Markets were whipsawed today in turbulent trade, with S&P 500 E-mini futures (/ES) registering a range of nearly 35 points. Of particular note, the period of 9:30a to 10:15a (EST) saw the /ES contract plummet nearly 30 points, in the process undercutting the lows of last week’s volatile markets. The afternoon saw a rebound, unlike the bearish declines seen on every afternoon of last week, but the indices nonetheless closed lower.
At the close of trade, the S&P 500 settled 0.41 percent lower, the DJIA inched down 0.09 percent, and the NASDAQ slipped 0.43 percent. The small-cap Russell 2000 shed 0.52 percent.
The swift declines of the last six sessions chart in particularly elegant fashion with respect to DJIA E-mini futures (/YM). Consider their 15-minute bars chart below.
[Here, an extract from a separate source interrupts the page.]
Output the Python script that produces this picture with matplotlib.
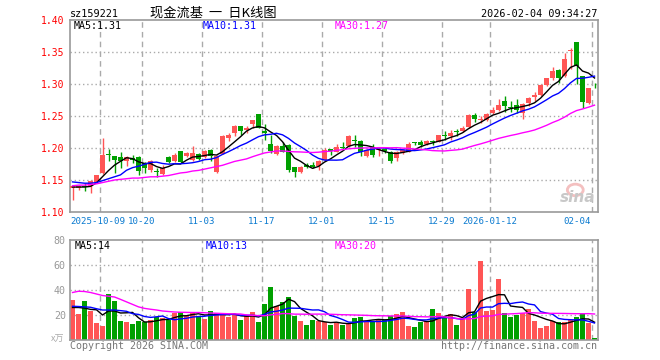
import numpy as np
import pandas as pd
import matplotlib
matplotlib.use("Agg")
import matplotlib.pyplot as plt
from matplotlib.patches import Ellipse

# daily bars 2025-09-24 .. 2026-02-04 (88 sessions)
opens = [1.138, 1.138, 1.141, 1.141, 1.147, 1.161, 1.190, 1.188, 1.186, 1.179,
         1.184, 1.186, 1.176, 1.165, 1.164, 1.159, 1.186, 1.179, 1.195, 1.187,
         1.181, 1.190, 1.186, 1.197, 1.163, 1.191, 1.216, 1.223, 1.234, 1.228,
         1.238, 1.253, 1.226, 1.207, 1.190, 1.203, 1.205, 1.170, 1.162, 1.173,
         1.173, 1.172, 1.181, 1.198, 1.194, 1.201, 1.203, 1.213, 1.211, 1.188,
         1.202, 1.197, 1.198, 1.194, 1.184, 1.192, 1.194, 1.209, 1.210, 1.206,
         1.211, 1.210, 1.220, 1.218, 1.226, 1.227, 1.233, 1.252, 1.243, 1.244,
         1.254, 1.259, 1.273, 1.264, 1.267, 1.254, 1.271, 1.279, 1.283, 1.298,
         1.309, 1.322, 1.313, 1.351, 1.365, 1.312, 1.271, 1.302]
highs = [1.141, 1.142, 1.145, 1.150, 1.158, 1.216, 1.198, 1.188, 1.194, 1.187,
         1.189, 1.188, 1.178, 1.181, 1.168, 1.173, 1.187, 1.192, 1.196, 1.193,
         1.203, 1.192, 1.197, 1.198, 1.189, 1.221, 1.224, 1.236, 1.235, 1.234,
         1.243, 1.253, 1.238, 1.221, 1.204, 1.210, 1.206, 1.171, 1.172, 1.176,
         1.178, 1.181, 1.200, 1.199, 1.207, 1.209, 1.220, 1.221, 1.212, 1.198,
         1.206, 1.200, 1.200, 1.195, 1.195, 1.198, 1.210, 1.210, 1.212, 1.212,
         1.213, 1.221, 1.226, 1.228, 1.229, 1.234, 1.253, 1.254, 1.250, 1.255,
         1.264, 1.276, 1.281, 1.274, 1.276, 1.270, 1.279, 1.288, 1.300, 1.310,
         1.327, 1.323, 1.348, 1.357, 1.366, 1.313, 1.294, 1.302]
lows = [1.119, 1.134, 1.133, 1.130, 1.146, 1.160, 1.180, 1.161, 1.168, 1.172,
        1.177, 1.158, 1.161, 1.163, 1.155, 1.158, 1.177, 1.178, 1.177, 1.186,
        1.180, 1.181, 1.184, 1.180, 1.161, 1.190, 1.211, 1.219, 1.220, 1.223,
        1.231, 1.231, 1.212, 1.192, 1.189, 1.193, 1.163, 1.154, 1.161, 1.168,
        1.168, 1.166, 1.180, 1.189, 1.193, 1.197, 1.202, 1.202, 1.188, 1.186,
        1.186, 1.187, 1.192, 1.177, 1.179, 1.190, 1.193, 1.205, 1.201, 1.204,
        1.205, 1.209, 1.213, 1.213, 1.219, 1.225, 1.231, 1.241, 1.239, 1.242,
        1.253, 1.258, 1.257, 1.256, 1.255, 1.246, 1.266, 1.273, 1.282, 1.297,
        1.307, 1.301, 1.311, 1.323, 1.300, 1.263, 1.269, 1.293]
closes = [1.141, 1.141, 1.139, 1.149, 1.158, 1.189, 1.189, 1.181, 1.179, 1.186,
          1.182, 1.164, 1.168, 1.179, 1.162, 1.168, 1.178, 1.189, 1.178, 1.192,
          1.192, 1.183, 1.196, 1.187, 1.187, 1.218, 1.221, 1.235, 1.227, 1.231,
          1.243, 1.232, 1.224, 1.196, 1.203, 1.194, 1.165, 1.163, 1.171, 1.171,
          1.171, 1.180, 1.197, 1.196, 1.202, 1.200, 1.218, 1.211, 1.193, 1.197,
          1.189, 1.198, 1.196, 1.180, 1.194, 1.197, 1.207, 1.208, 1.204, 1.211,
          1.210, 1.220, 1.219, 1.223, 1.225, 1.232, 1.252, 1.246, 1.245, 1.253,
          1.260, 1.267, 1.265, 1.263, 1.260, 1.269, 1.278, 1.283, 1.299, 1.309,
          1.320, 1.309, 1.339, 1.353, 1.328, 1.272, 1.293, 1.301]
# volume in 10k lots
volumes = [32.0, 20.8, 31.2, 23.2, 13.6, 11.2, 36.8, 31.2, 15.2, 14.4,
           12.8, 15.2, 14.4, 16.0, 18.4, 17.6, 16.0, 21.9, 22.4, 19.2,
           22.4, 19.2, 16.8, 23.2, 21.3, 21.3, 18.4, 20.0, 16.0, 19.2,
           22.4, 14.4, 28.8, 42.4, 27.2, 30.4, 34.4, 19.2, 15.2, 12.0,
           16.0, 15.2, 14.4, 12.0, 13.6, 12.0, 13.6, 17.6, 18.4, 15.2,
           15.2, 16.0, 16.0, 19.2, 20.8, 22.4, 11.2, 10.4, 14.4, 15.2,
           24.8, 21.6, 18.4, 20.8, 12.0, 16.8, 40.8, 22.4, 63.2, 23.2,
           24.0, 48.8, 21.6, 18.4, 20.0, 21.6, 24.8, 15.2, 9.6, 11.2,
           15.2, 14.4, 14.4, 16.0, 18.4, 21.6, 13.6, 1.6]

# moving-average values before a full window exists (they use older sessions)
ma5_head = [1.139, 1.139, 1.139, 1.140]
ma10_head = [1.147, 1.146, 1.145, 1.145, 1.146, 1.149, 1.152, 1.155, 1.158]
ma30_head = [1.141, 1.142, 1.142, 1.143, 1.144, 1.146, 1.148, 1.150, 1.151, 1.152,
             1.153, 1.153, 1.154, 1.155, 1.155, 1.156, 1.157, 1.159, 1.161, 1.162,
             1.164, 1.165, 1.167, 1.169, 1.171, 1.173, 1.176, 1.179, 1.181]
vma5_head = [26.0, 26.0, 25.5, 24.5]
vma10_head = [27.0, 26.8, 26.5, 26.2, 25.0, 24.0, 24.0, 24.0, 23.5]
vma30_head = [38.0, 39.0, 38.8, 38.0, 36.8, 35.6, 35.0, 34.4, 32.5, 30.5,
              28.5, 26.5, 25.3, 24.6, 24.0, 23.2, 22.8, 22.4, 22.2, 22.1,
              22.0, 22.0, 21.8, 21.6, 21.4, 21.2, 21.0, 20.9, 20.8]

date_idx = [5, 12, 22, 32, 42, 52, 62, 70, 87]
date_labels = ["2025-10-09", "10-20", "11-03", "11-17", "12-01", "12-15",
               "12-29", "2026-01-12", "02-04"]
price_ticks = [1.10, 1.15, 1.20, 1.25, 1.30, 1.35, 1.40]
vol_ticks = [20, 40, 60, 80]

UP = "#ff5555"
DOWN = "#00a000"
GRID = "#aaaaaa"
MONO = "DejaVu Sans Mono"
CJK = ["Noto Sans CJK SC", "DejaVu Sans"]


def moving(values, n, head):
    ma = pd.Series(values).rolling(n).mean().to_numpy()
    ma[:len(head)] = head
    return ma


def style_axes(ax):
    for s in ax.spines.values():
        s.set_color("#999999")
        s.set_linewidth(1.2)
    ax.tick_params(length=0)
    ax.set_xticks([])
    ax.set_xlim(-0.42, 87.58)
    for i in date_idx:
        ax.axvline(i - 0.42, color=GRID, lw=1.0, ls=(0, (4, 3)), zorder=0)


x = np.arange(len(closes))
o = np.array(opens)
c = np.array(closes)
up = c >= o
colors = np.where(up, UP, DOWN)

fig = plt.figure(figsize=(6.6, 3.6), dpi=100)
ax = fig.add_axes([70 / 660, 1 - 212 / 360, 528 / 660, 192 / 360])
axv = fig.add_axes([70 / 660, 1 - 340 / 360, 528 / 660, 100 / 360])

# --- price panel
style_axes(ax)
ax.set_ylim(1.10, 1.40)
ax.set_yticks(price_ticks)
ax.set_yticklabels([f"{t:.2f}" for t in price_ticks], color="red",
                   fontsize=7.0, family=MONO)
ax.tick_params(axis="y", pad=4)
for t in price_ticks[1:-1]:
    ax.axhline(t, color=GRID, lw=1.0, ls=(0, (1, 2)), zorder=0)

ax.vlines(x, lows, highs, colors=colors, lw=1.0, zorder=2)
body = np.maximum(np.abs(c - o), 0.0012)
ax.bar(x, body, bottom=np.minimum(o, c), width=0.83, color=colors,
       linewidth=0, zorder=3)

ax.plot(x, moving(closes, 5, ma5_head), color="black", lw=1.0, zorder=4)
ax.plot(x, moving(closes, 10, ma10_head), color="blue", lw=1.0, zorder=4)
ax.plot(x, moving(closes, 30, ma30_head), color="#ff00ff", lw=1.0, zorder=4)

ax.text(0.006, 0.969, "MA5:1.31", transform=ax.transAxes, color="black",
        fontsize=7.2, family=MONO, va="center")
ax.text(0.252, 0.969, "MA10:1.31", transform=ax.transAxes, color="blue",
        fontsize=7.2, family=MONO, va="center")
ax.text(0.502, 0.969, "MA30:1.27", transform=ax.transAxes, color="#ff00ff",
        fontsize=7.2, family=MONO, va="center")

# date labels under the price panel
xt = ax.get_xaxis_transform()
for k, (i, lab) in enumerate(zip(date_idx, date_labels)):
    pos, ha = i - 0.42, "center"
    if k == 0:
        pos, ha = -0.42, "left"
    elif k == len(date_idx) - 1:
        pos, ha = 86.4, "right"
    ax.text(pos, -0.047, lab, transform=xt, ha=ha, va="center",
            color="#0a7ad0", fontsize=6.6, family=MONO)

# sina watermark
ax.add_patch(Ellipse((0.957, 0.115), 0.03, 0.06, transform=ax.transAxes,
                     facecolor="none", edgecolor="#f4c0c0", lw=2))
ax.text(0.995, 0.035, "sina", transform=ax.transAxes, ha="right", va="bottom",
        color="#c8c8c8", fontsize=11, fontweight="bold", style="italic")

# --- volume panel
style_axes(axv)
axv.set_ylim(0, 80)
axv.set_yticks(vol_ticks)
axv.set_yticklabels([str(t) for t in vol_ticks], color="#999999",
                    fontsize=7.2, family=MONO)
axv.tick_params(axis="y", pad=3)
for t in vol_ticks[:-1]:
    axv.axhline(t, color=GRID, lw=1.0, ls=(0, (1, 2)), zorder=0)
axv.bar(x, volumes, width=0.83, color=colors, linewidth=0, zorder=2)
axv.plot(x, moving(volumes, 5, vma5_head), color="black", lw=1.0, zorder=3)
axv.plot(x, moving(volumes, 10, vma10_head), color="blue", lw=1.0, zorder=3)
axv.plot(x, moving(volumes, 30, vma30_head), color="#ff00ff", lw=1.0, zorder=3)
axv.text(0.009, 0.94, "MA5:14", transform=axv.transAxes, color="black",
         fontsize=7.2, family=MONO, va="center")
axv.text(0.256, 0.94, "MA10:13", transform=axv.transAxes, color="blue",
         fontsize=7.2, family=MONO, va="center")
axv.text(0.502, 0.94, "MA30:20", transform=axv.transAxes, color="#ff00ff",
         fontsize=7.2, family=MONO, va="center")

# --- header / footer texts
fig.text(70 / 660, 1 - 14 / 360, "sz159221", fontsize=7.3, family=MONO,
         va="center", ha="left")
fig.text(213 / 660, 1 - 13 / 360, "现金流基  一  日K线图", fontsize=9.5,
         family=CJK, va="center", ha="center")
fig.text(597 / 660, 1 - 14 / 360, "2026-02-04 09:34:27", fontsize=7.3,
         family=MONO, va="center", ha="right")
fig.text(64 / 660, 1 - 339 / 360, "x万", fontsize=6.5, color="#aaaaaa",
         family=CJK, va="center", ha="right")
fig.text(70 / 660, 1 - 346 / 360, "Copyright 2026 SINA.COM", fontsize=7.2,
         color="#777777", family=MONO, va="center", ha="left")
fig.text(597 / 660, 1 - 346 / 360, "http://finance.sina.com.cn", fontsize=7.2,
         color="#777777", family=MONO, va="center", ha="right")

fig.savefig("out.png", dpi=100, facecolor="white")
A single price channel fits many critical points of the data, including today’s capitulation low and the high of the subsequent afternoon rally. Of note as well is last night’s overnight price action: a princely rally. Indeed, such was the futures’ immediate reaction to Sunday’s news that a debt-ceiling deal was tentatively accomplished.
/YM, 15-minute bars:
Shifting to a more macro perspective, there exists significant evidence that today’s capitulation low may be durable. A 4-hour bars chart of /ES supports this thesis of a durable low through a snug price channel (the peach coloured lines in the chart below). Indeed, the slope of this line also carries significance when plotted within the price channel (for instance, as depicted by the green line).
/ES, 4-hour bars:
More evidence for a bullish outlook exists in the precious metals market. Neither silver nor gold are leaping to fresh highs, which indicates that investors are not acutely fearful of a fresh financial crisis. More specifically, silver futures (/SI) continue to ease off the highs reached in the middle of last week: $39.32 (latest tick) versus a high of $41.46 on Wednesday, July 27th. The gold futures contract (/GC) is some $15 off its high of $1637 reached last week.
Nonetheless, the market is in a confirmed bearish reversal: lower lows are in abundance. Caveat emptor.